In the interim, both oil and gas prices in Midland will continue to suffer from bottlenecks. Oil is starting to be shipped via truck from West Texas to the Gulf Coast, a costly and inefficient mode of transport. Still, it makes some sense, if the producer can still make a profit after covering for the additional transport cost. But even there, bottlenecks could emerge. “Producers are said to be paying $15/bbl to ship oil by truck from the Permian to the U.S. Gulf Coast. However, this cost is not static. A shortage of truckers and trucks, coupled with accelerating 2H18 production, suggests that truck transport will get even tighter and become more expensive in the coming months, weighing on Midland pricing,” BofA Merrill Lynch said.

The bottom line is that the region will suffer from growing pains and discounts for the next year or so, dividing up the industry between the “Haves” and “Have Nots.” Those companies with contracts to ship their oil and gas on pipelines are doing well, while smaller E&Ps scrambling to secure pipeline space or lining up convoys of trucks are going to take a big financial hit.

By Nick Cunningham of Oilprice.com

 



6 Comments on "The Permian Faces A Long Term Natural Gas Crisis"

  1. Outcast_Searcher on Wed, 13th Jun 2018 3:43 pm 

    Since when is having to adapt to or make allowances for unexpected abundance a “crisis”?

    If the worst thing that happens is oil production from the Permian is slower than it could be, meaning it lasts longer, how is that a “crisis”?

    Besides, if there is enough financial incentive, let’s not pretend another pipeline can’t be built, or another solution can’t be found.

    Next the Cassandras will be telling us it’s a “crisis” that signs are the US economy is strengthening.

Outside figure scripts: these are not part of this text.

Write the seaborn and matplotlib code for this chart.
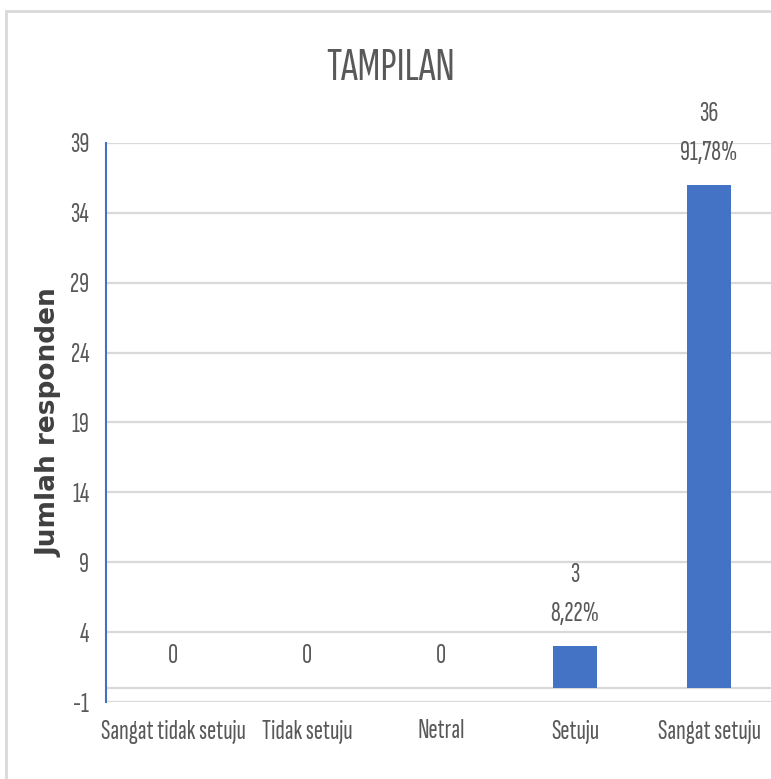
import matplotlib
matplotlib.use("Agg")
import matplotlib.pyplot as plt
import seaborn as sns
import pandas as pd
from matplotlib.patches import Rectangle

categories = ["Sangat tidak setuju", "Tidak setuju", "Netral", "Setuju", "Sangat setuju"]
counts = [0, 0, 0, 3, 36]
percent_labels = ["", "", "", "8,22%", "91,78%"]
y_ticks = [-1, 4, 9, 14, 19, 24, 29, 34, 39]
title = "TAMPILAN"
y_label = "Jumlah responden"

sns.set_theme(style="white")
FONT = ["Sofia Sans Extra Condensed", "DejaVu Sans"]
plt.rcParams['font.family'] = FONT

TEXT = "#595959"
BLUE = "#4472C4"
GRID = "#d9d9d9"

fig = plt.figure(figsize=(7.71, 7.79), dpi=100)
ax = fig.add_axes([106/771, 77/779, 670/771, 559/779])

df = pd.DataFrame({"cat": categories, "n": counts})
sns.barplot(data=df, x="cat", y="n", color=BLUE, width=0.33, ax=ax, saturation=1,
            linewidth=0, zorder=3)

ax.set_ylim(-1, 39)
ax.set_xlim(-0.5, len(categories) - 0.5)
ax.set_yticks(y_ticks)
ax.set_yticklabels([str(t) for t in y_ticks])
ax.yaxis.grid(True, color=GRID, lw=1.6, zorder=0)
ax.axhline(0, color=GRID, lw=1.6, zorder=1)
ax.set_axisbelow(True)

for s in ["top", "right", "bottom"]:
    ax.spines[s].set_visible(False)
ax.spines["left"].set_color(BLUE)
ax.spines["left"].set_linewidth(1.5)
ax.spines["left"].set_zorder(4)

ax.tick_params(axis="both", length=0, colors=TEXT, labelsize=20)
ax.tick_params(axis="y", pad=12)
ax.tick_params(axis="x", pad=12.5)
ax.set_xlabel("")
ax.set_ylabel(y_label, fontsize=19, fontweight="semibold", color="#404040",
              family=["DejaVu Sans"])
ax.yaxis.set_label_coords(-44/670, 0.5)

for i, (v, p) in enumerate(zip(counts, percent_labels)):
    txt = f"{v}\n{p}" if p else f"{v}"
    ax.annotate(txt, xy=(i, v), xytext=(0, 18), textcoords="offset points",
                ha="center", va="baseline", fontsize=20, color=TEXT, linespacing=1.8)

fig.text(391/771, 1 - 68.5/779, title, ha="center", va="center", fontsize=34, color=TEXT)

fig.patches.append(Rectangle((6/771, -0.1), 1.2, 1 - 11/779 + 0.1, transform=fig.transFigure,
                             fill=False, edgecolor=GRID, lw=2, figure=fig))

fig.savefig("out.png", dpi=100, facecolor="white")
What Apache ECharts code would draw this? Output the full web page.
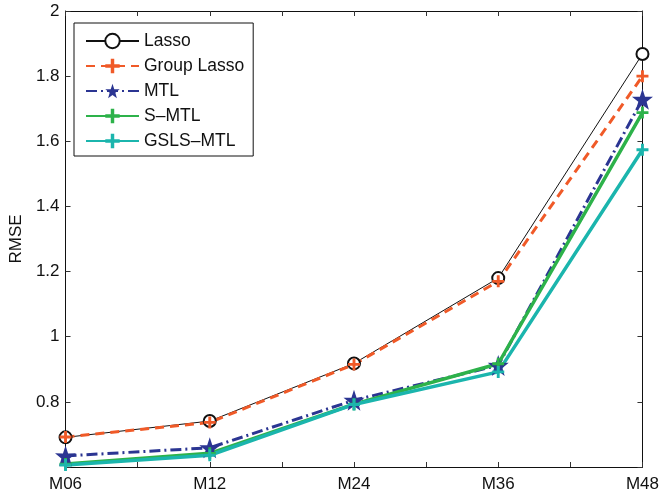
<!DOCTYPE html>
<html>
<head>
<meta charset="utf-8">
<script src="https://cdn.jsdelivr.net/npm/echarts@6/dist/echarts.min.js"></script>
<style>
html,body{margin:0;padding:0;background:#fff;}
#chart{width:662px;height:493px;}
</style>
</head>
<body>
<div id="chart"></div>
<script>
const categories = ['M06', 'M12', 'M24', 'M36', 'M48'];
const lasso = [0.691, 0.741, 0.918, 1.180, 1.868];
const groupLasso = [0.692, 0.737, 0.915, 1.170, 1.800];
const mtl = [0.634, 0.659, 0.805, 0.912, 1.729];
const smtl = [0.609, 0.642, 0.793, 0.917, 1.688];
const gslsMtl = [0.606, 0.636, 0.792, 0.892, 1.574];
const seriesNames = ['Lasso', 'Group Lasso', 'MTL', 'S\u2013MTL', 'GSLS\u2013MTL'];

const FONT = 'Liberation Sans, Arial, sans-serif';
const STAR = 'path://M50,0 L61.8,35.1 L98.1,34.5 L69.1,56.7 L79.4,91.5 L50,70.6 L20.6,91.5 L30.9,56.7 L1.9,34.5 L38.2,35.1 Z';
const PLUS = 'path://M38,0H62V38H100V62H62V100H38V62H0V38H38Z';

function pts(arr) { return arr.map((v, i) => [i, v]); }

const chart = echarts.init(document.getElementById('chart'), null, {renderer: 'canvas'});

const axisCommonX = {
  type: 'value', min: 0, max: categories.length - 1, interval: 0.5,
  splitLine: {show: false},
  axisLine: {show: true, onZero: false, lineStyle: {color: '#111', width: 1}},
  axisTick: {show: true, inside: true, length: 5, lineStyle: {color: '#333'}}
};
const axisCommonY = {
  type: 'value', min: 0.6, max: 2, interval: 0.2,
  splitLine: {show: false},
  axisLine: {show: true, onZero: false, lineStyle: {color: '#111', width: 1}},
  axisTick: {show: true, inside: true, length: 5, lineStyle: {color: '#333'}}
};

chart.setOption({
  animation: false,
  backgroundColor: '#fff',
  grid: {left: 65, right: 17, top: 11, bottom: 25, containLabel: false},
  xAxis: [
    Object.assign({}, axisCommonX, {
      position: 'bottom',
      axisLabel: {
        show: true, margin: 9, color: '#111', fontSize: 17, fontFamily: FONT,
        formatter: v => (Math.abs(v - Math.round(v)) < 1e-6 ? categories[Math.round(v)] : '')
      }
    }),
    Object.assign({}, axisCommonX, {position: 'top', axisLabel: {show: false}})
  ],
  yAxis: [
    Object.assign({}, axisCommonY, {
      position: 'left',
      name: 'RMSE', nameLocation: 'middle', nameGap: 40, nameRotate: 90,
      nameTextStyle: {color: '#111', fontSize: 17, fontFamily: FONT},
      axisLabel: {
        show: true, margin: 6, color: '#111', fontSize: 17, fontFamily: FONT,
        formatter: v => (v < 0.7 ? '' : String(+v.toFixed(1)))
      }
    }),
    Object.assign({}, axisCommonY, {position: 'right', axisLabel: {show: false}})
  ],
  legend: {
    left: 74, top: 23, orient: 'vertical',
    backgroundColor: '#fff', borderColor: '#111', borderWidth: 1, borderRadius: 0,
    padding: [9, 9, 6, 11],
    itemWidth: 53, itemHeight: 18, itemGap: 7,
    textStyle: {color: '#111', fontSize: 17.5, fontFamily: FONT, lineHeight: 18},
    data: seriesNames
  },
  series: [
    {
      name: seriesNames[0], type: 'line', data: pts(lasso),
      symbol: 'emptyCircle', symbolSize: 12,
      lineStyle: {color: '#111', width: 1},
      itemStyle: {color: '#111', borderColor: '#111', borderWidth: 1.2}
    },
    {
      name: seriesNames[1], type: 'line', data: pts(groupLasso),
      symbol: PLUS, symbolSize: 12,
      lineStyle: {color: '#f05a28', width: 3, type: [9, 6]},
      itemStyle: {color: '#f05a28'}
    },
    {
      name: seriesNames[2], type: 'line', data: pts(mtl),
      symbol: STAR, symbolSize: 21,
      lineStyle: {color: '#2b3592', width: 3, type: [11, 4, 2, 4]},
      itemStyle: {color: '#2b3592'}
    },
    {
      name: seriesNames[3], type: 'line', data: pts(smtl),
      symbol: PLUS, symbolSize: 12,
      lineStyle: {color: '#2db24a', width: 3.5},
      itemStyle: {color: '#2db24a'}
    },
    {
      name: seriesNames[4], type: 'line', data: pts(gslsMtl),
      symbol: PLUS, symbolSize: 12,
      lineStyle: {color: '#1bb5ad', width: 3.5},
      itemStyle: {color: '#1bb5ad'}
    }
  ]
});
</script>
</body>
</html>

If the cries for doom via traditional channels are so incredible that the audience is yawning, by all means, try a different story, even if it doesn’t make much sense.

  2. twocats on Wed, 13th Jun 2018 4:05 pm 

    OS – outright senescence.

    There is a “Call on the Permian” right now – and if not met with a RAPID enough increase – could easily lead to oil prices shooting up another $10 a barrel. Not saying they can’t do it – but there’s been a lot of chatter about bottlenecks for at least weeks if not months.

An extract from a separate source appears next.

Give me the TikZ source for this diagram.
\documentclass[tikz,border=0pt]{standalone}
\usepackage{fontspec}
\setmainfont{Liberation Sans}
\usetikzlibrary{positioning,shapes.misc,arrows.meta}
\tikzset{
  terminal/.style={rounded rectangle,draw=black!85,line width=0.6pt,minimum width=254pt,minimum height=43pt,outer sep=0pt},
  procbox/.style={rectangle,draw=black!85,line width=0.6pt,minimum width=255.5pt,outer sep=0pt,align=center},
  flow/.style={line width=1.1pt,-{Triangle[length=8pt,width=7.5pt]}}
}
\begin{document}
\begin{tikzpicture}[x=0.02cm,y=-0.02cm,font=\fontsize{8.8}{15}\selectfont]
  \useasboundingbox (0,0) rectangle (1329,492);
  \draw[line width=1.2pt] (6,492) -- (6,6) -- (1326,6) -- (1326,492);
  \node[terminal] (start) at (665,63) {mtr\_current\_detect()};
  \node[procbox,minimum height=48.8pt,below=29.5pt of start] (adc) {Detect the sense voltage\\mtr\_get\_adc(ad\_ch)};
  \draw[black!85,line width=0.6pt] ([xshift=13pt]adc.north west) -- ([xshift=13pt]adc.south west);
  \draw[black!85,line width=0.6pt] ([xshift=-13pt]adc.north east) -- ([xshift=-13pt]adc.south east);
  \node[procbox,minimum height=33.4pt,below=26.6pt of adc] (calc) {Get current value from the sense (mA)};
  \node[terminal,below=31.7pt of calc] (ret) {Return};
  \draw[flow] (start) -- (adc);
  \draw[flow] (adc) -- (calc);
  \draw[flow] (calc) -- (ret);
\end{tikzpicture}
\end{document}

    Brent/WTI had begun stabilizing around $75/65 marks. They’ve withstood the Iran nonsense. And are currently dealing with the Venezuela reality. Now there is an OPEC disagreement (SA vs almost everyone).

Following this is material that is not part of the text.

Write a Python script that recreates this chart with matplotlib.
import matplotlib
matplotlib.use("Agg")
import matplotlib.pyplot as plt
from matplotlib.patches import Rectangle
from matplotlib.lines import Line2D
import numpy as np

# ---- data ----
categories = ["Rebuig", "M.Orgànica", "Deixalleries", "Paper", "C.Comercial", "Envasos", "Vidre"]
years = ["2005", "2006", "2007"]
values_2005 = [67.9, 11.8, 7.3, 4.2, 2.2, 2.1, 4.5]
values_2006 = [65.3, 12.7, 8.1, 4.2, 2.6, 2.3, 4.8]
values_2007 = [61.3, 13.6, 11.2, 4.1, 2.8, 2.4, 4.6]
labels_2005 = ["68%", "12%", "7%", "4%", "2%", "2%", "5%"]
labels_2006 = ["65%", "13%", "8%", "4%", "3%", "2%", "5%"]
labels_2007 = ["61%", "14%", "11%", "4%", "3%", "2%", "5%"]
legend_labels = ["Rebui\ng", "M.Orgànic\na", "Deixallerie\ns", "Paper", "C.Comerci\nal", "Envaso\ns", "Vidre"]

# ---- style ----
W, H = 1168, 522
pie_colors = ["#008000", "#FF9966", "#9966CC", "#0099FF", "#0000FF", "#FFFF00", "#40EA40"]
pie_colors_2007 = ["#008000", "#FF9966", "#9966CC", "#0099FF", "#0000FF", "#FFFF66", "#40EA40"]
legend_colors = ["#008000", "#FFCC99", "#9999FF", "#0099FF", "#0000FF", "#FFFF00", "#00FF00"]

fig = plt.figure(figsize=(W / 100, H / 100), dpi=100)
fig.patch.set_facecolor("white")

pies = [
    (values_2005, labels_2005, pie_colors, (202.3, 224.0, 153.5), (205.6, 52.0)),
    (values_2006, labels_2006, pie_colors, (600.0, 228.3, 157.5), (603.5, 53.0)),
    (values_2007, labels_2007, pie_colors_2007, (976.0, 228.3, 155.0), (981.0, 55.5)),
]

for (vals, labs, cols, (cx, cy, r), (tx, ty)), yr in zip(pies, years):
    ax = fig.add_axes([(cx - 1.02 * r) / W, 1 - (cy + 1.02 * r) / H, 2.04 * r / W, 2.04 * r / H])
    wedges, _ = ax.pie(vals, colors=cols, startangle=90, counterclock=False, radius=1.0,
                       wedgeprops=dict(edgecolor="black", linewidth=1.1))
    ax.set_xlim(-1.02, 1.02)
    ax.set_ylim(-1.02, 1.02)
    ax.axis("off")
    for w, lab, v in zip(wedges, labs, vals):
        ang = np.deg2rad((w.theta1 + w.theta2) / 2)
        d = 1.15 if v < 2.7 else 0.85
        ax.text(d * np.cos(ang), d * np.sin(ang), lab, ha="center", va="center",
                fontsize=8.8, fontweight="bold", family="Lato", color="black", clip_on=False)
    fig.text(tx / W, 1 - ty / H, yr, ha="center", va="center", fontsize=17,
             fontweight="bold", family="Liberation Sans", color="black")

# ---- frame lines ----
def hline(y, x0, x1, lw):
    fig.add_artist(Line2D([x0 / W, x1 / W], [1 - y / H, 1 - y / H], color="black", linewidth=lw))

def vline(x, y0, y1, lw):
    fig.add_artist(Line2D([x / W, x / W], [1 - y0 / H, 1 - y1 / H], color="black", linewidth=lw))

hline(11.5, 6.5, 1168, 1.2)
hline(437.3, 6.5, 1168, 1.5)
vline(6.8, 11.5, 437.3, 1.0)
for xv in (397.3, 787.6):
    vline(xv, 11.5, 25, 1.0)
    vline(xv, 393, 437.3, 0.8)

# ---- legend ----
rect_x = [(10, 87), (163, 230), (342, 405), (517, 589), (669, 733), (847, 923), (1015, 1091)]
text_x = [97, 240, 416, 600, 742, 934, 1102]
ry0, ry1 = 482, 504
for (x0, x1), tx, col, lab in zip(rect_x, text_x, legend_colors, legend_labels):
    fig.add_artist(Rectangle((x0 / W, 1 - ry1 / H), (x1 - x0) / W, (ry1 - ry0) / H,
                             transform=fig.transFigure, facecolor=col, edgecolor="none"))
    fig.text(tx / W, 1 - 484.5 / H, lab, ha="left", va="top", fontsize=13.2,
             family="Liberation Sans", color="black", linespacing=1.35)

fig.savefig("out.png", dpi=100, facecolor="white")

    Essentially this is leading to a sudden “Call on OPEC”. Saudi Arabia and Russia are signalling increases – so that should easily avoid any crises – but if the world didn’t have such willing friends as SA and Russia the global economy could have been in a serious situation. Again assuming bottlenecks are about to crimp increases.

  3. twocats on Wed, 13th Jun 2018 4:08 pm 

    Granted that might have only driven prices to the 85/75 range. But its very very unclear where the breaking point is for the world economy AT THIS POINT IN THE BUSINESS CYCLE – already the 2nd longest (?) expansion on record. We are into vastly uncharted territory here regarding what the economy can withstand in terms of price inflation.

  4. Roger on Wed, 13th Jun 2018 6:13 pm 

    President Trump is calling for more oil…and SA and Russia are agreeing. The (blame) game is on….everyone seeking to avoid blame for the vicious price spike that’s just around the corner.

    As impressive as the Permian’s performance has been, it won’t make up for what’s happening in Venezuela.

  5. Don Zenga on Wed, 13th Jun 2018 9:33 pm 

    BP has released the Energy Stats.

    Renewables increased by 69.4 MTOE while Natgas increased by 82.7 MTOE and Oil Consumption by 64.5 MTOE.

    In overall energy scenario, renewables (excluding Hydro) have 3.6% share in 2017, which is up 0.4% from the 3.2% in 2016.

    Still only the Solar PV is included and the Solar Thermal may be excluded since its more in an informal sector. This stats also excludes the Wood and Animal waste used for cooking/heating in many developing countries as this belongs to informal sector and is not traded.

    The trick employed to show the increase in Oil consumption is in the fine print.
    Production sheet says
    ” Excludes liquid fuels from other sources such as biomass and derivatives of coal and natural gas.”

    Consumption sheet says
    ” * Inland demand plus international aviation and marine bunkers and refinery fuel and loss. Consumption of biogasoline (such as ethanol), biodiesel and derivatives of coal and natural gas are also included.”

    That means the Natgas used in Gas to Liquids and Coal used in Coal to Liquids are included in Oil Consumption in addition to including Biofuels.

    Natgas Production (3164.6) – Natgas Consumption (3156.0) = 8.5 MTOE

    Coal Production (3768.6) – Coal Consumption (3731.5) = 37.1 MTOE

    and the difference is actually allocated to Oil Consumption showing a big increase of 64.5 MTOE.

    But the actual increase in Oil Production is just 10 MTOE despite a big increase in automobile fleet and many consumers trading cars for crossovers. That means we are coming close to peak oil production though the consumption is increasing by clubbing other sources into Oil.

    By the same count, Coal consumption increased only 1 %, but the production increased 3.2% which means that extra 2.2% is probably moved to Oil in Coal to Liquids conversion.

    Similarly Natgas consumption increased only 3 %, but the production increased 4 % which means that extra 1 % is probably moved to Oil in Natgas to Liquids conversion.

    So Oil is acting as a Thief in grabbing some from other fossil fuels without producing of its own.

  6. Anonymous on Thu, 14th Jun 2018 7:19 pm 

    Build more pipes. Duh.

    This is Texas. It’s still America there.